Tuesday, June 6, 2017

CAREGIVER DIARIES: THE TALK


The woman in the checkout line was wearing scrubs. Her cell phone rang, and she reluctantly had to take the call. 
After several minutes, she said, "I don't know who you got your information from, or what you were told, but I'm telling you what I saw with my own eyes...Perhaps you need to go back and reassess the situation. Someone is not telling the whole truth or is in denial...She's not capable of articulating what she needs...They might have been well-meaning, but you can't rely on the estimation of people who are rarely around...Of course they'll say that! They're not there!...The person you should have spoken to is the regular caregiver. He'll be able to tell you what's really going on, and what services his mother really needs. He's there every day."
 
I almost dropped my lemons.
 
Everyone has opinions, but it's important who controls the narrative. 
If it is a trusted, usually credible or respected individual who’s the busybody, innocent people could potentially suffer injustice. 

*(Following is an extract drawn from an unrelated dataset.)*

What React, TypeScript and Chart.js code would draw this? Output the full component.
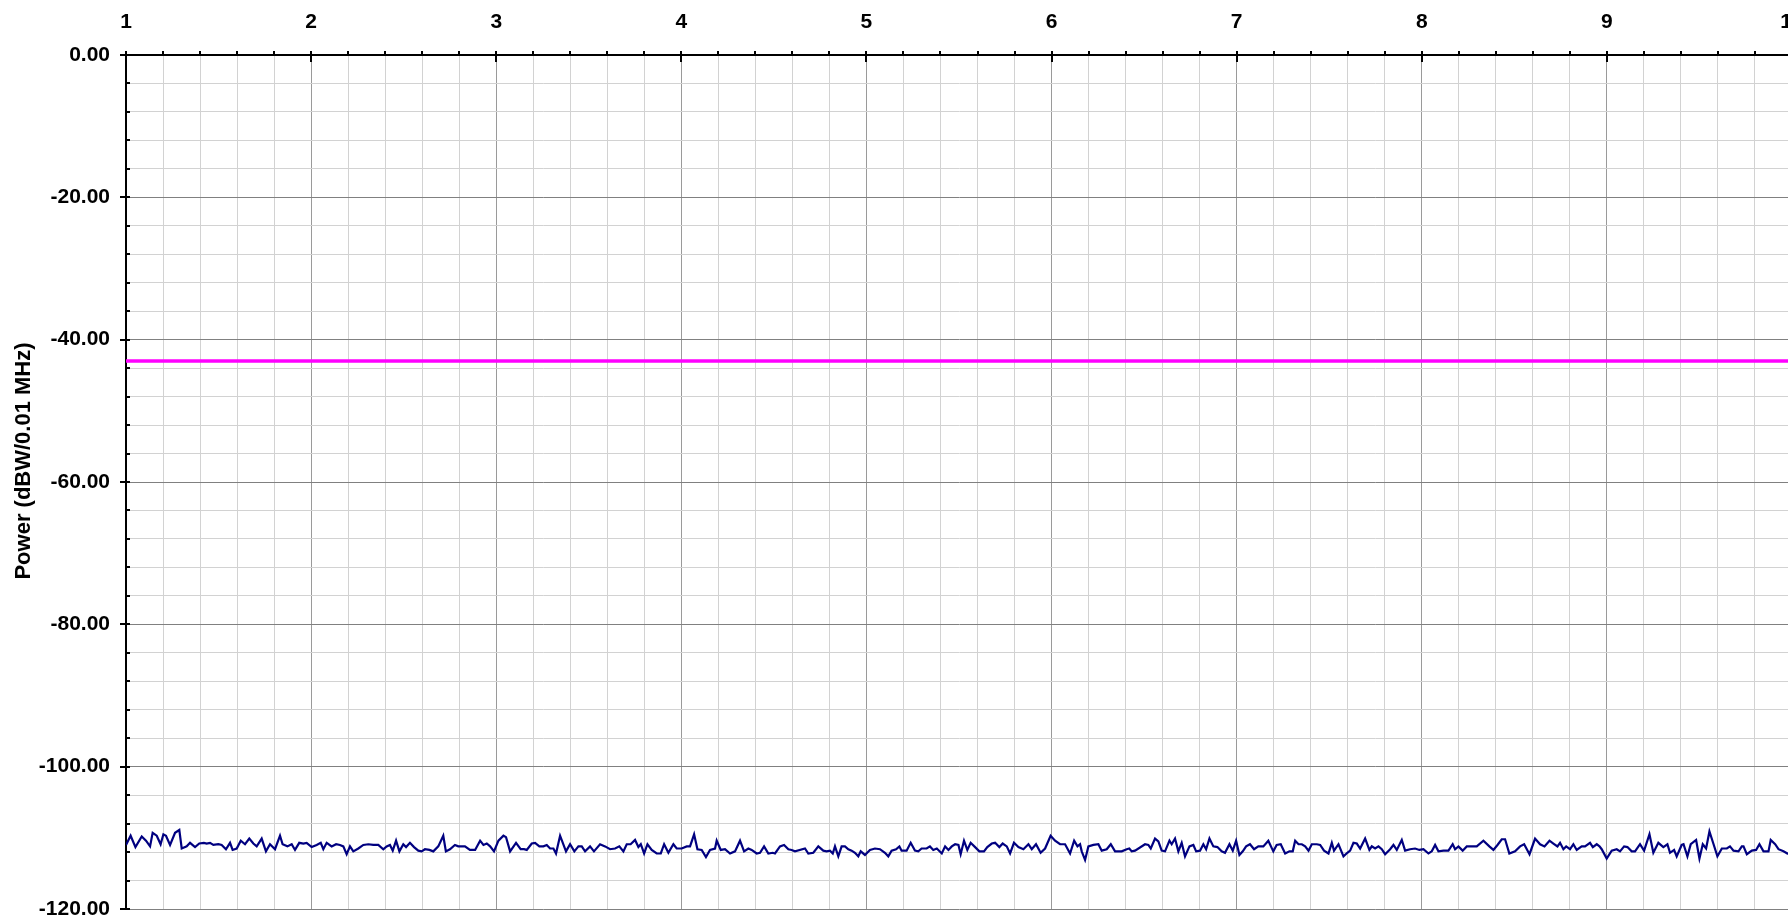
import { useEffect, useRef } from "react";
import { Chart, registerables } from "chart.js";

Chart.register(...registerables);

const X_MIN = 1;
const X_MAX = 10;
const X_MINOR_STEP = 0.2;
const Y_MIN = -120;
const Y_MAX = 0;
const Y_MINOR_STEP = 4;
const Y_MAJOR_STEP = 20;
const Y_TITLE = "Power (dBW/0.01 MHz)";

const LIMIT_FREQ = [1, 10];
const LIMIT_POWER = [-43, -43];

// [frequency, power dBW]
const NOISE_POINTS: [number, number][] = [
  [1.000,-111.0],[1.025,-109.7],[1.051,-111.3],[1.085,-109.8],[1.108,-110.4],[1.130,-111.2],[1.144,-109.3],[1.166,-109.7],[1.187,-110.9],[1.202,-109.5],
  [1.216,-109.7],[1.238,-111.0],[1.265,-109.3],[1.288,-108.9],[1.301,-111.5],[1.328,-111.2],[1.346,-110.7],[1.373,-111.3],[1.396,-110.8],[1.421,-110.7],
  [1.436,-110.8],[1.454,-110.7],[1.472,-111.0],[1.499,-110.9],[1.517,-111.0],[1.540,-111.6],[1.562,-110.7],[1.576,-111.7],[1.598,-111.5],[1.620,-110.4],
  [1.643,-110.9],[1.666,-110.1],[1.688,-110.8],[1.706,-111.2],[1.733,-110.1],[1.756,-111.9],[1.778,-110.9],[1.805,-111.6],[1.832,-109.7],[1.846,-110.9],
  [1.872,-111.2],[1.895,-110.9],[1.913,-111.7],[1.936,-110.7],[1.958,-110.8],[1.976,-110.7],[2.003,-111.3],[2.030,-111.0],[2.052,-110.7],[2.066,-111.6],
  [2.084,-110.7],[2.111,-111.2],[2.135,-110.9],[2.156,-111.0],[2.174,-111.2],[2.192,-112.3],[2.210,-111.2],[2.228,-111.9],[2.255,-111.5],[2.282,-111.0],
  [2.309,-110.9],[2.336,-111.0],[2.363,-111.0],[2.390,-111.6],[2.408,-111.2],[2.426,-111.0],[2.441,-111.8],[2.459,-110.4],[2.477,-111.9],[2.498,-110.9],
  [2.513,-111.3],[2.534,-110.7],[2.556,-111.3],[2.579,-111.8],[2.597,-111.9],[2.615,-111.6],[2.639,-111.7],[2.660,-111.9],[2.687,-111.2],[2.714,-109.7],
  [2.728,-111.9],[2.750,-111.6],[2.777,-111.0],[2.795,-111.2],
  [2.831,-111.2],[2.858,-111.7],[2.886,-111.7],[2.913,-110.4],[2.931,-111.0],[2.949,-110.8],[2.967,-111.2],[2.988,-111.9],[3.012,-110.4],[3.039,-109.7],
  [3.053,-109.9],[3.075,-111.9],[3.107,-110.7],[3.132,-111.6],[3.150,-111.6],[3.165,-111.7],[3.192,-110.8],[3.210,-110.7],[3.233,-111.2],[3.255,-111.2],
  [3.273,-111.0],[3.291,-111.5],[3.309,-111.5],[3.323,-112.2],[3.345,-109.7],[3.377,-111.9],[3.399,-110.9],[3.422,-111.9],[3.444,-111.2],[3.462,-111.2],
  [3.480,-111.9],[3.507,-111.2],[3.528,-111.9],[3.561,-110.9],[3.588,-111.2],[3.615,-111.6],[3.642,-111.5],[3.665,-111.2],[3.687,-111.9],[3.705,-110.9],
  [3.726,-110.9],[3.750,-110.3],[3.768,-111.3],[3.781,-110.9],[3.799,-112.2],[3.817,-110.9],[3.840,-111.7],[3.867,-112.2],[3.889,-112.2],[3.907,-110.9],
  [3.930,-112.1],[3.957,-110.9],[3.975,-111.5],[4.002,-111.5],[4.029,-111.2],[4.047,-111.2],[4.069,-109.5],[4.087,-111.6],[4.110,-111.7],[4.133,-112.7],
  [4.155,-111.7],[4.182,-111.5],[4.191,-110.4],[4.213,-111.7],[4.236,-111.6],[4.263,-112.2],[4.290,-111.9],[4.317,-110.4],[4.339,-111.9],[4.362,-111.5],
  [4.380,-111.7],[4.407,-112.2],[4.425,-112.1],[4.447,-111.2],[4.470,-112.2],[4.494,-112.1],[4.506,-112.2],[4.533,-111.2],[4.555,-111.0],[4.578,-111.6],
  [4.596,-111.7],[4.614,-111.9],
  [4.668,-111.5],[4.686,-112.2],[4.713,-112.1],[4.740,-111.2],[4.767,-111.8],[4.785,-111.9],[4.803,-111.8],[4.818,-112.2],[4.830,-111.2],[4.848,-112.6],
  [4.866,-111.2],[4.884,-111.2],[4.902,-111.6],[4.920,-111.8],[4.938,-112.1],[4.956,-112.6],[4.969,-111.9],[4.992,-112.4],[5.019,-111.7],[5.046,-111.5],
  [5.073,-111.6],[5.100,-112.1],[5.118,-112.6],[5.136,-111.8],[5.160,-111.6],[5.178,-111.2],[5.190,-111.8],[5.217,-111.8],[5.239,-110.7],[5.262,-111.8],
  [5.280,-111.9],[5.298,-111.5],[5.325,-111.5],[5.343,-111.2],[5.361,-111.7],[5.380,-111.5],[5.407,-112.2],[5.425,-111.2],[5.443,-111.7],[5.461,-111.2],
  [5.479,-110.9],[5.497,-111.0],[5.509,-112.3],[5.527,-110.4],[5.545,-111.7],[5.563,-110.7],[5.587,-111.3],[5.610,-111.9],[5.635,-111.9],[5.653,-111.3],
  [5.677,-110.8],[5.695,-110.7],[5.718,-111.3],[5.736,-110.8],[5.758,-111.2],[5.776,-112.2],[5.797,-110.7],[5.821,-111.3],[5.848,-111.6],[5.875,-110.9],
  [5.893,-111.6],[5.916,-110.9],[5.941,-112.1],[5.965,-111.5],[5.995,-109.7],[6.019,-110.4],[6.046,-110.9],[6.073,-110.9],[6.100,-112.2],[6.122,-110.4],
  [6.140,-111.2],[6.154,-110.9],[6.163,-111.9],[6.181,-113.1],[6.199,-111.2],[6.226,-111.0],[6.253,-110.9],[6.271,-111.8],[6.298,-111.6],[6.320,-110.9],
  [6.343,-111.9],[6.379,-111.9],[6.406,-111.6],[6.420,-111.5],[6.433,-111.9],[6.451,-111.8],
  [6.505,-110.9],[6.523,-111.0],[6.536,-111.5],[6.559,-110.1],[6.577,-110.5],[6.595,-111.8],[6.613,-111.9],[6.637,-110.4],[6.649,-110.9],[6.667,-110.1],
  [6.685,-111.9],[6.703,-110.7],[6.721,-112.6],[6.745,-111.2],[6.766,-111.0],[6.781,-111.9],[6.802,-111.8],[6.820,-110.9],[6.835,-111.6],[6.853,-110.1],
  [6.874,-111.2],[6.896,-111.3],[6.919,-111.9],[6.937,-112.1],[6.961,-110.9],[6.979,-111.8],[6.997,-110.4],[7.015,-112.4],[7.033,-111.9],[7.051,-111.2],
  [7.072,-110.9],[7.094,-111.6],[7.117,-111.2],[7.144,-111.2],[7.171,-110.4],[7.198,-111.9],[7.216,-111.0],[7.238,-110.9],[7.262,-112.2],[7.285,-111.9],
  [7.303,-111.9],[7.316,-110.4],[7.334,-110.9],[7.352,-110.9],[7.370,-111.2],[7.388,-111.8],[7.406,-110.9],[7.433,-110.9],[7.451,-111.0],[7.472,-111.8],
  [7.496,-112.2],[7.514,-110.7],[7.526,-111.8],[7.550,-110.9],[7.577,-112.6],[7.598,-112.1],[7.613,-111.8],[7.631,-110.7],[7.649,-110.8],[7.667,-111.5],
  [7.694,-110.1],[7.717,-111.7],[7.730,-111.2],[7.748,-111.5],[7.766,-111.2],[7.784,-111.6],[7.802,-112.3],[7.829,-111.6],[7.847,-111.0],[7.865,-111.7],
  [7.892,-110.3],[7.910,-111.8],[7.937,-111.6],[7.964,-111.5],[7.987,-111.7],[8.009,-111.6],[8.036,-112.2],[8.054,-111.9],[8.072,-111.0],[8.090,-111.9],
  [8.117,-111.8],[8.144,-111.8],[8.167,-110.9],[8.180,-111.6],[8.198,-111.2],[8.221,-111.8],[8.243,-111.2],[8.270,-111.2],[8.297,-111.2],
  [8.333,-110.4],[8.365,-111.2],[8.387,-111.7],[8.409,-111.0],[8.432,-110.2],[8.450,-110.2],[8.473,-112.2],[8.504,-111.9],[8.531,-111.2],[8.553,-110.9],
  [8.582,-112.3],[8.612,-110.1],[8.639,-110.9],[8.663,-111.2],[8.690,-110.4],[8.711,-110.8],[8.733,-111.2],[8.747,-110.7],[8.765,-111.6],[8.780,-111.2],
  [8.801,-111.6],[8.819,-110.9],[8.837,-111.7],[8.864,-111.2],[8.882,-111.2],[8.909,-110.7],[8.924,-111.3],[8.945,-110.9],[8.960,-111.2],[8.972,-111.6],
  [8.999,-112.9],[9.026,-111.8],[9.053,-111.6],[9.071,-111.9],[9.093,-111.2],[9.111,-111.3],[9.134,-111.9],[9.152,-111.9],[9.179,-110.9],[9.201,-111.8],
  [9.230,-109.5],[9.251,-112.1],[9.278,-110.7],[9.305,-111.3],[9.327,-110.9],[9.341,-112.1],[9.363,-111.7],[9.377,-112.6],[9.404,-111.0],[9.414,-110.9],
  [9.435,-112.6],[9.453,-110.9],[9.482,-110.3],[9.500,-112.9],[9.518,-110.9],[9.536,-111.5],[9.554,-109.1],[9.575,-110.8],[9.597,-112.6],[9.621,-111.5],
  [9.648,-111.5],[9.665,-111.2],[9.684,-111.8],[9.711,-111.9],[9.729,-111.2],[9.738,-111.2],[9.756,-112.3],[9.783,-111.8],[9.806,-111.7],[9.824,-110.9],
  [9.846,-111.9],[9.873,-111.9],[9.885,-110.3],[9.909,-110.9],[9.927,-111.6],[9.954,-111.9],[9.975,-112.2],[10.000,-112.1],
];

const FONT = "'Liberation Sans', Arial, Helvetica, sans-serif";

const isMajorX = (v: number) => Math.abs(v - Math.round(v)) < 1e-6;
const isMajorY = (v: number) => Math.abs(v / Y_MAJOR_STEP - Math.round(v / Y_MAJOR_STEP)) < 1e-6;

const axisDecor = {
  id: "axisDecor",
  afterDraw(chart: any) {
    const { ctx, chartArea, scales } = chart;
    const xs = scales.x;
    const ys = scales.y;
    ctx.save();
    ctx.strokeStyle = "#000";
    ctx.lineWidth = 2;
    ctx.beginPath();
    for (const t of ys.ticks) {
      const py = Math.round(ys.getPixelForValue(t.value));
      const major = isMajorY(t.value);
      ctx.moveTo(chartArea.left - (major ? 6 : 0), py);
      ctx.lineTo(chartArea.left + 4, py);
    }
    for (const t of xs.ticks) {
      const px = Math.round(xs.getPixelForValue(t.value));
      const major = isMajorX(t.value);
      ctx.moveTo(px, chartArea.top - 4);
      ctx.lineTo(px, chartArea.top + (major ? 7 : 0));
    }
    ctx.stroke();
    ctx.translate(24, 461);
    ctx.rotate(-Math.PI / 2);
    ctx.font = `bold 22px ${FONT}`;
    ctx.fillStyle = "#000";
    ctx.textAlign = "center";
    ctx.textBaseline = "middle";
    ctx.fillText(Y_TITLE, 0, 0);
    ctx.restore();
  },
};

export default function App() {
  const ref = useRef<HTMLCanvasElement | null>(null);

  useEffect(() => {
    if (!ref.current) return;
    const tickFont = { family: FONT, size: 21, weight: "bold" as const };
    const chart = new Chart(ref.current, {
      type: "line",
      data: {
        datasets: [
          {
            label: "Noise",
            data: NOISE_POINTS.map(([x, y]) => ({ x, y })),
            borderColor: "#000080",
            borderWidth: 2.2,
            pointRadius: 0,
            tension: 0,
            fill: false,
          },
          {
            label: "Limit",
            data: LIMIT_FREQ.map((x, i) => ({ x, y: LIMIT_POWER[i] })),
            borderColor: "#ff00ff",
            borderWidth: 3.5,
            pointRadius: 0,
            fill: false,
          },
        ],
      },
      options: {
        responsive: false,
        animation: false,
        devicePixelRatio: 1,
        events: [],
        layout: { padding: { left: 0, top: 0, right: 8, bottom: 8 } },
        plugins: { legend: { display: false }, tooltip: { enabled: false } },
        scales: {
          x: {
            type: "linear",
            position: "top",
            min: X_MIN,
            max: X_MAX,
            afterFit: (s: any) => {
              s.height = 55;
              s.paddingLeft = 0;
              s.paddingRight = 0;
              s.paddingTop = 0;
              s.paddingBottom = 0;
            },
            ticks: {
              stepSize: X_MINOR_STEP,
              autoSkip: false,
              maxRotation: 0,
              padding: 20,
              color: "#000",
              font: tickFont,
              callback: (v: any) => (isMajorX(Number(v)) ? String(Math.round(Number(v))) : ""),
            },
            grid: {
              drawTicks: false,
              lineWidth: 1,
              color: (c: any) => (c.tick && isMajorX(c.tick.value) ? "#9a9a9a" : "#d2d2d2"),
            },
            border: { display: true, color: "#000", width: 2 },
          },
          y: {
            type: "linear",
            position: "left",
            min: Y_MIN,
            max: Y_MAX,
            afterFit: (s: any) => {
              s.width = 126;
              s.paddingLeft = 0;
              s.paddingRight = 0;
              s.paddingTop = 0;
              s.paddingBottom = 0;
            },
            ticks: {
              stepSize: Y_MINOR_STEP,
              autoSkip: false,
              padding: 16,
              color: "#000",
              font: tickFont,
              callback: (v: any) => (isMajorY(Number(v)) ? Number(v).toFixed(2) : ""),
            },
            grid: {
              drawTicks: false,
              lineWidth: 1,
              color: (c: any) => (c.tick && isMajorY(c.tick.value) ? "#808080" : "#d2d2d2"),
            },
            border: { display: true, color: "#000", width: 2 },
          },
        },
      },
      plugins: [axisDecor],
    });
    return () => chart.destroy();
  }, []);

  return (
    <div
      style={{
        position: "fixed",
        left: 0,
        top: 0,
        width: 1788,
        height: 917,
        overflow: "hidden",
        background: "#fff",
      }}
    >
      <canvas ref={ref} width={1800} height={917} style={{ display: "block" }} />
    </div>
  );
}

Some people won't ever ask questions or dig deeper. They'll just blindly believe and run with what they were told, and then wonder why they're not trusted with information any more pressing than the time of day, or the weather.

If only we would do as much as we talk
It's those good talking games that mask dysfunction, incompetence, negligence, and unfinished business, undo beneficial gains, impede progress, and tarnish relationships.
 
If you're not operating with a whole story, or are privy to a story told by someone who is impaired, either deliberately, or through no fault of their own, perhaps you should hold off acting on it, telling, retelling, or embellishing it. Your own credibility, and even any access you may have enjoyed, will suffer. Besides, egg is awfully hard to get off of your face when it has been allowed to sit.

It is equally important to be on the side of right, fairness, and truth—no matter how you feel about the topic of the conversation. 
When you know better, speak up. 
Sure, there may be opposition, but anyone who would want you to participate in the continuation of a false narrative, is not honorable, and certainly not a friend. 
It is so critical to pay attention to how people treat others, no matter how nice they are to you
A red flag will let you know that the moment you fail to give your agreement or consent, your turn at being turned on, criticized, or gossiped about, isn't too far down the road. 
Disloyal people, even when they aren't impaired, are faithful to no one.

Sometimes it's disheartening when you find out what was said, and who said it...but then, wise, discerning people reassure you that they are not easily bought, conned, or swayed. They don't abide mess, and their brains, eyes, and ears are still functioning. They see and know what's going on, often because they have their own experience as a reference, and they have no problem or fear setting things straight.

Take heart, caregivers. Someone has your back, and is battling on your behalf-- before stuff even gets back to you. You'll know them, because they prefer truth. They help where it matters. They do--without fanfare-- more than those who idly talk, and they get results.